Возродилось гостеприимство. Придешь к кому-нибудь, обязательно угостят. Правда к чаю — мелехонькие кусочки сахара, но все же… Жизнь возрождается. У писателя Гуздева сохранилась даже собака — вероятно, единственная в Ленинграде. На улицах много народа. Гуляют, смеются, любятся. На велосипедах — очень распространенном виде движения — катают девушек. За две недели моей беготни по улицам видел только двух несомых покойников. Зимой за один выход встречал десятки, на глазах за одну прогулку умирало несколько человек. На улицах у людей незаметно экономии движений — то, что было характерно раньше. Хотя дистрофики — преимущественно старики — еще встречаются. На углу Литейного какой-то человече установил весы. Народу отбою нет. Все хотят знать — на сколько граммов они поправились после того, как потеряли 24 кг. Вода есть. Правда, подается во дворы, иногда доходит до 1-ых этажей. Поэтому — обычная картина — на мостовой стирают белье, машины объезжают. Все клочки земли усеяны огородами. Марсово поле — сплошной огород. На грядках — фамилии владельцев. У памятника Суворову овощей нет (неудобно, полководец!), зато посажен табак.

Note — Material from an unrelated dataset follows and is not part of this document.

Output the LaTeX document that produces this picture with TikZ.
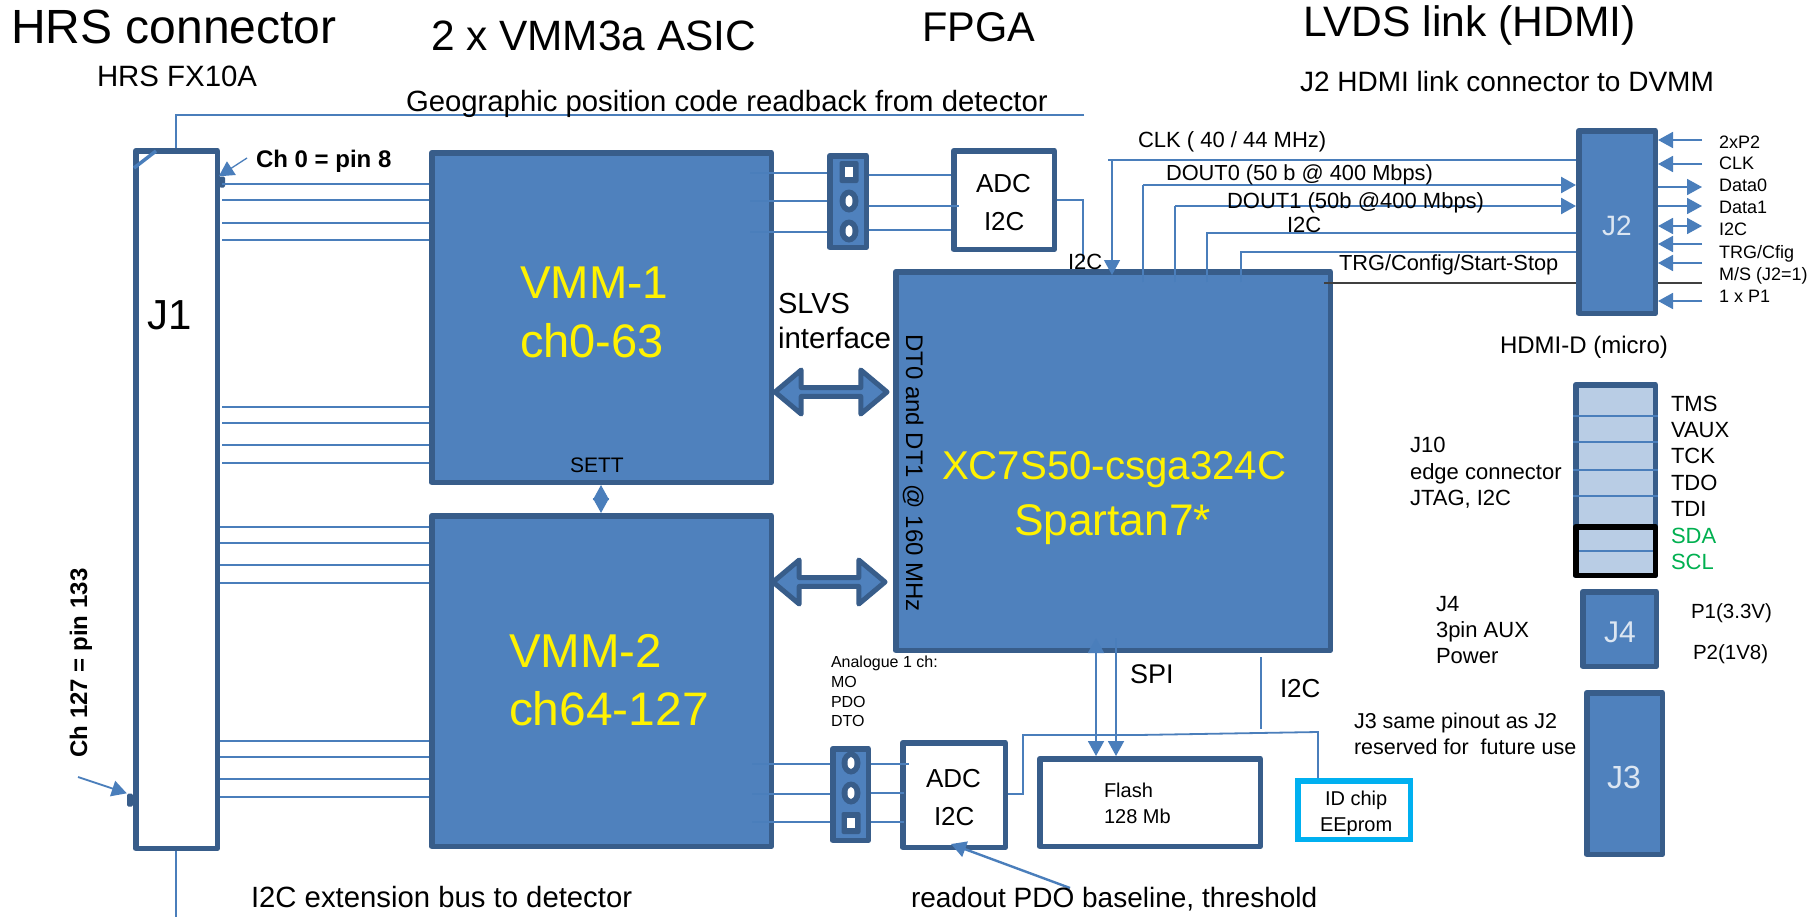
\documentclass[tikz,border=0pt]{standalone}
\usepackage{fontspec}
\setmainfont{Liberation Sans}
\usetikzlibrary{arrows.meta,shapes.arrows,shapes.geometric}
\definecolor{bfill}{HTML}{4F81BD}
\definecolor{bline}{HTML}{385D8A}
\definecolor{wire}{HTML}{4A7EBB}
\definecolor{pale}{HTML}{B9CDE5}
\definecolor{cyanb}{HTML}{00B0F0}
\definecolor{jwhite}{HTML}{DCE6F2}
\definecolor{sgreen}{HTML}{00B050}
\newcounter{lblc}
\newcommand\lbl[5][black]{\stepcounter{lblc}\node[lbltext,text=#1] (t\thelblc) at (#2,#3) {\fontsize{#4pt}{#4pt}\selectfont #5};}
\newcommand\bx[6]{\pgfmathsetmacro\bxw{#4-#2-5.5}\pgfmathsetmacro\bxh{#5-#3-5.5}%
  \node[#6,minimum width=\bxw pt,minimum height=\bxh pt] (#1) at ({(#2+#4)/2},{(#3+#5)/2}) {};}
\tikzset{
  lbltext/.style={anchor=base west,inner sep=0pt,outer sep=0pt},
  blk/.style={draw=bline,fill=bfill,line width=5.5pt,inner sep=0pt,line join=round},
  wbx/.style={draw=bline,fill=white,line width=5.5pt,inner sep=0pt,line join=round},
  idbx/.style={draw=cyanb,fill=white,line width=5.5pt,inner sep=0pt},
  palebx/.style={draw=bline,fill=pale,line width=5.5pt,inner sep=0pt,line join=round},
  blackbx/.style={draw=black,line width=5.5pt,inner sep=0pt,line join=round},
  wire/.style={draw=wire,line width=1.8pt},
  fine/.style={draw=wire,line width=1.3pt},
  head/.style={-{Triangle[length=15pt,width=16pt,color=wire]}},
  headb/.style={{Triangle[length=15pt,width=16pt,color=wire]}-{Triangle[length=15pt,width=16pt,color=wire]}},
  bus/.style={double arrow,draw=bline,fill=bfill,line width=5pt,inner sep=0pt,line join=round,
    double arrow head extend=10pt,double arrow head indent=0pt,double arrow tip angle=80,
    minimum height=112pt,minimum width=44pt},
  sockhole/.style={ellipse,fill=white,inner sep=0pt,minimum width=7pt,minimum height=12pt},
  sockdisc/.style={ellipse,fill=bline,inner sep=0pt,minimum width=19pt,minimum height=23pt},
  sockpad/.style={rectangle,rounded corners=2pt,fill=bline,inner sep=0pt,minimum width=19pt,minimum height=22pt},
  sockwin/.style={rectangle,fill=white,inner sep=0pt,minimum width=8pt,minimum height=10pt},
}
\begin{document}
\begin{tikzpicture}[x=1pt,y=-1pt]
\useasboundingbox (0,0) rectangle (1820,918);
\fill[white] (0,0) rectangle (1820,918);
% boxes
\bx{j1}{133}{148}{220}{851}{wbx}
\bx{vmm1}{429}{150}{774}{485}{blk}
\bx{vmm2}{429}{513}{774}{849}{blk}
\bx{fpga}{893}{269}{1333}{653}{blk}
\coordinate (blka) at (1324,283);
\coordinate (blkb) at (1702,283);
\draw[draw=black!75,line width=1.8pt] (blka) -- (blkb);
\bx{j2}{1576}{128}{1658}{316}{blk}
\bx{s1}{827}{153}{869}{250}{blk}
\bx{s2}{830}{746}{871}{843}{blk}
\bx{j10}{1573}{382}{1658}{578}{palebx}
\bx{j4}{1580}{589}{1659}{669}{blk}
\bx{j3}{1584}{690}{1665}{857}{blk}
\bx{flash}{1037}{756}{1263}{849}{wbx}
\bx{idc}{1295}{778}{1413}{842}{idbx}
% J1 tabs
\node[rectangle,rounded corners=1.5pt,fill=bline,minimum width=6pt,minimum height=11pt,inner sep=0pt] (tab0) at (222,182) {};
\node[rectangle,rounded corners=1.5pt,fill=bline,minimum width=6pt,minimum height=13pt,inner sep=0pt] (tab127) at (130,800) {};
% wires first, so ADC boxes sit over them
\coordinate (ctop) at (176,115);
\coordinate (ctopr) at (1084,115);
\draw[fine] (ctopr) -- (ctop) -- (j1.north -| ctop);
\coordinate (nota) at (134,168); \coordinate (notb) at (156,151);
\draw[wire,line width=3.5pt] (nota) -- (notb);
\coordinate (cbot) at (176,917);
\draw[fine] (j1.south -| cbot) -- (cbot);
\foreach \y in {184,200,223,240,407,423,445,463} {\draw[wire] (222,\y) -- (vmm1.west |- 0,\y);}
\foreach \y in {527,543,565,583,741,757,779,797} {\draw[wire] (220,\y) -- (vmm2.west |- 0,\y);}
\coordinate (pin0) at (247,158);
\draw[fine,head] (pin0) -- (tab0.north west);
\coordinate (pin127) at (78,777);
\draw[wire,head] (pin127) -- (tab127.north west);
% VMM to sockets
\coordinate (va) at (750,0);
\foreach \y in {173,201,232} {\draw[wire] (va |- 0,\y) -- (s1.west |- 0,\y);}
\coordinate (vb) at (752,0);
\foreach \y in {764,794,822} {\draw[wire] (vb |- 0,\y) -- (s2.west |- 0,\y);}
% ADC boxes
\bx{adc1}{951}{148}{1057}{252}{wbx}
\bx{adc2}{900}{740}{1008}{850}{wbx}
\draw[wire] (s1.east |- 0,175) -- (adc1.west |- 0,175);
\draw[wire] (s1.east |- 0,206) -- (959,206);
\draw[wire] (s1.east |- 0,230) -- (adc1.west |- 0,230);
\draw[wire] (s2.east |- 0,764) -- (909,764);
\draw[wire] (s2.east |- 0,793) -- (904,793);
\draw[wire] (s2.east |- 0,822) -- (904,822);
% socket pads
\node[sockpad] (p1a) at (849,172) {}; \node[sockwin] (w1a) at (p1a) {};
\node[sockdisc] (p1b) at (849,201) {}; \node[sockhole] (w1b) at (p1b) {};
\node[sockdisc] (p1c) at (849,231) {}; \node[sockhole] (w1c) at (p1c) {};
\node[sockdisc] (p2a) at (851,763) {}; \node[sockhole] (w2a) at (p2a) {};
\node[sockdisc] (p2b) at (851,793) {}; \node[sockhole] (w2b) at (p2b) {};
\node[sockpad] (p2c) at (851,823) {}; \node[sockwin] (w2c) at (p2c) {};
% ADC1 to FPGA
\coordinate (ai) at (1083,200);
\coordinate (aie) at (1083,262);
\draw[wire] (adc1.east |- ai) -- (ai) -- (aie);
% J2 side
\coordinate (cclk) at (1112,160);
\draw[wire] (1108,160) -- (j2.west |- cclk);
\coordinate (cclke) at (1112,275);
\draw[fine,head] (cclk) -- (cclke);
\coordinate (d0) at (1143,185); \coordinate (d0e) at (1143,282);
\draw[fine] (d0e) -- (d0);
\draw[wire,line width=2.4pt,head] (d0) -- (j2.west |- d0);
\coordinate (d1) at (1175,206); \coordinate (d1e) at (1175,282);
\draw[fine] (d1e) -- (d1);
\draw[wire,line width=2.4pt,head] (d1) -- (j2.west |- d1);
\coordinate (ic) at (1207,233); \coordinate (ice) at (1207,282);
\draw[wire] (ice) -- (ic) -- (j2.west |- ic);
\coordinate (tr) at (1241,252); \coordinate (tre) at (1241,282);
\draw[wire] (tre) -- (tr) -- (j2.west |- tr);
% J2 pins
\coordinate (pr) at (1702,0);
\foreach \y in {140,164,244,263,301} {\draw[wire,head] (pr |- 0,\y) -- (j2.east |- 0,\y);}
\foreach \y in {187,206} {\draw[wire,head] (j2.east |- 0,\y) -- (pr |- 0,\y);}
\draw[wire,headb] (j2.east |- 0,226) -- (pr |- 0,226);
% big buses
\node[bus] (bus1) at (831,392) {};
\node[bus] (bus2) at (829,582) {};
% SETT
\coordinate (sx) at (601,0);
\draw[wire,headb] (sx |- vmm1.south) -- (sx |- vmm2.north);
% SPI
\coordinate (spa) at (1096,0); \coordinate (spb) at (1116,0);
\draw[wire,headb] (spa |- 0,638) -- (spa |- flash.north);
\draw[wire,head] (spb |- 0,638) -- (spb |- flash.north);
% I2C drop
\coordinate (ida) at (1261,657); \coordinate (idb) at (1261,729);
\draw[fine] (ida) -- (idb);
% ADC2 bus to ID chip
\coordinate (la) at (1023,794); \coordinate (lb) at (1023,735); \coordinate (lc) at (1138,735); \coordinate (ld) at (1318,732);
\draw[wire] (adc2.east |- la) -- (la) -- (lb) -- (lc) -- (ld) -- (ld |- idc.north);
% readout arrow
\coordinate (ro) at (1070,888);
\draw[wire,line width=2.4pt,head] (ro) -- (951,844);
% J10 separators
\coordinate (jl) at (1573,0); \coordinate (jr) at (1658,0);
\foreach \y in {416,442,470,496,551} {\draw[wire,line width=2.4pt] (jl |- 0,\y) -- (jr |- 0,\y);}
\bx{j10b}{1573}{524}{1658}{578}{blackbx}
% texts
\lbl{11}{43}{48}{HRS connector}
\lbl{431}{50}{42.4}{2 x VMM3a ASIC}
\lbl{922}{41}{41.5}{FPGA}
\lbl{1303}{36}{42.6}{LVDS link (HDMI)}
\lbl{97}{86}{29.4}{HRS FX10A}
\lbl{406}{111}{29.3}{Geographic position code readback from detector}
\lbl{1300}{91}{28}{J2 HDMI link connector to DVMM}
\node[lbltext,font=\bfseries\fontsize{24pt}{24pt}\selectfont] (ch0) at (256,167) {Ch 0 = pin 8};
\node[lbltext,anchor=base,rotate=90,font=\bfseries\fontsize{24pt}{24pt}\selectfont] (ch127) at (87,663) {Ch 127 = pin 133};
\lbl{147}{329}{42}{J1}
\lbl[yellow]{520}{298}{46}{VMM-1}
\lbl[yellow]{520}{357}{47}{ch0-63}
\lbl[yellow]{509}{667}{47.5}{VMM-2}
\lbl[yellow]{509}{725}{47}{\scalebox{1.02}[1]{ch64-127}}
\lbl[yellow]{942}{479}{40.2}{XC7S50-csga324C}
\lbl[yellow]{1014}{535}{44.3}{Spartan7*}
\lbl{778}{313}{29}{SLVS}
\lbl{778}{348}{29.5}{interface}
\node[lbltext,anchor=base,rotate=-90,font=\fontsize{24pt}{24pt}\selectfont] (dt) at (906,473) {DT0 and DT1 @ 160 MHz};
\lbl{570}{472}{21}{SETT}
\lbl{1138}{147}{22}{CLK ( 40 / 44 MHz)}
\lbl{1166}{180}{21.8}{DOUT0 (50 b @ 400 Mbps)}
\lbl{1227}{208}{22}{DOUT1 (50b @400 Mbps)}
\lbl{1287}{232}{22}{I2C}
\lbl{1339}{270}{21.8}{TRG/Config/Start-Stop}
\lbl{1068}{269}{22}{I2C}
\lbl{976}{192}{26}{ADC}
\lbl{984}{230}{26}{I2C}
\lbl{926}{787}{26}{ADC}
\lbl{934}{825}{26}{I2C}
\lbl[jwhite]{1602}{235}{28}{J2}
\lbl[jwhite]{1604}{642}{30}{J4}
\lbl[jwhite]{1607}{788}{32}{J3}
\lbl{1719}{148}{18}{2xP2}
\lbl{1719}{169}{18}{CLK}
\lbl{1719}{191}{18}{Data0}
\lbl{1719}{213}{18}{Data1}
\lbl{1719}{235}{18}{I2C}
\lbl{1719}{258}{18}{TRG/Cfig}
\lbl{1719}{280}{18}{M/S (J2=1)}
\lbl{1719}{302}{18}{1 x P1}
\lbl{1500}{353}{24}{HDMI-D (micro)}
\lbl{1671}{411}{22}{TMS}
\lbl{1671}{437}{22}{VAUX}
\lbl{1671}{463}{22}{TCK}
\lbl{1671}{490}{22}{TDO}
\lbl{1671}{516}{22}{TDI}
\lbl[sgreen]{1671}{543}{22}{SDA}
\lbl[sgreen]{1671}{569}{22}{SCL}
\lbl{1410}{452}{22}{J10}
\lbl{1410}{479}{22}{edge connector}
\lbl{1410}{505}{22}{JTAG, I2C}
\lbl{1436}{611}{22}{J4}
\lbl{1436}{637}{22}{3pin AUX}
\lbl{1436}{663}{22}{Power}
\lbl{1691}{618}{20.5}{P1(3.3V)}
\lbl{1693}{659}{20.5}{P2(1V8)}
\lbl{1354}{728}{21.5}{J3 same pinout as J2}
\lbl{1354}{754}{21.5}{reserved for\ \ future use}
\lbl{1130}{683}{27}{SPI}
\lbl{1280}{697}{26}{I2C}
\lbl{1104}{797}{20}{Flash}
\lbl{1104}{823}{20}{128 Mb}
\lbl{1325}{805}{20}{ID chip}
\lbl{1320}{831}{20}{EEprom}
\lbl{831}{667}{16}{Analogue 1 ch:}
\lbl{831}{687}{16}{MO}
\lbl{831}{707}{16}{PDO}
\lbl{831}{726}{16}{DTO}
\lbl{911}{907}{28}{readout PDO baseline, threshold}
\lbl{251}{907}{29.3}{I2C extension bus to detector}
\end{tikzpicture}
\end{document}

Оживленно на рынке. Деньги поднялись в цене, нужны, раньше — только меняли. Спичка (одна) стоит рубль (спичек нет и все ходят с лупами), литр водки — 1500 руб., кило хлеба -400 руб. Город усиленно готовится к зиме и возможному наступлению немцев. На перекрестках окна домов заложены кирпичом и бетоном, превращены в ДОТы, много противотанковых препятствий. Особенно это заметно на окраинах. Усиленно идет эвакуация населения. Вывозят по 10 тысяч человек в день. Многие не хотят: одним жаль перенесенных страданий, другим — вещей, третьи — боятся ехать, считая, что на новом месте будет еще хуже. Немного развито воровство. Правда, некоторые, уезжая, просто настежь распахивают двери своих квартир: пусть забирает все, кто хочет.
Звонил Кокки. Говорит, что очень занят. Одновременно ведет три работы, ведет вне Москвы, сюда прилетает только ночевать.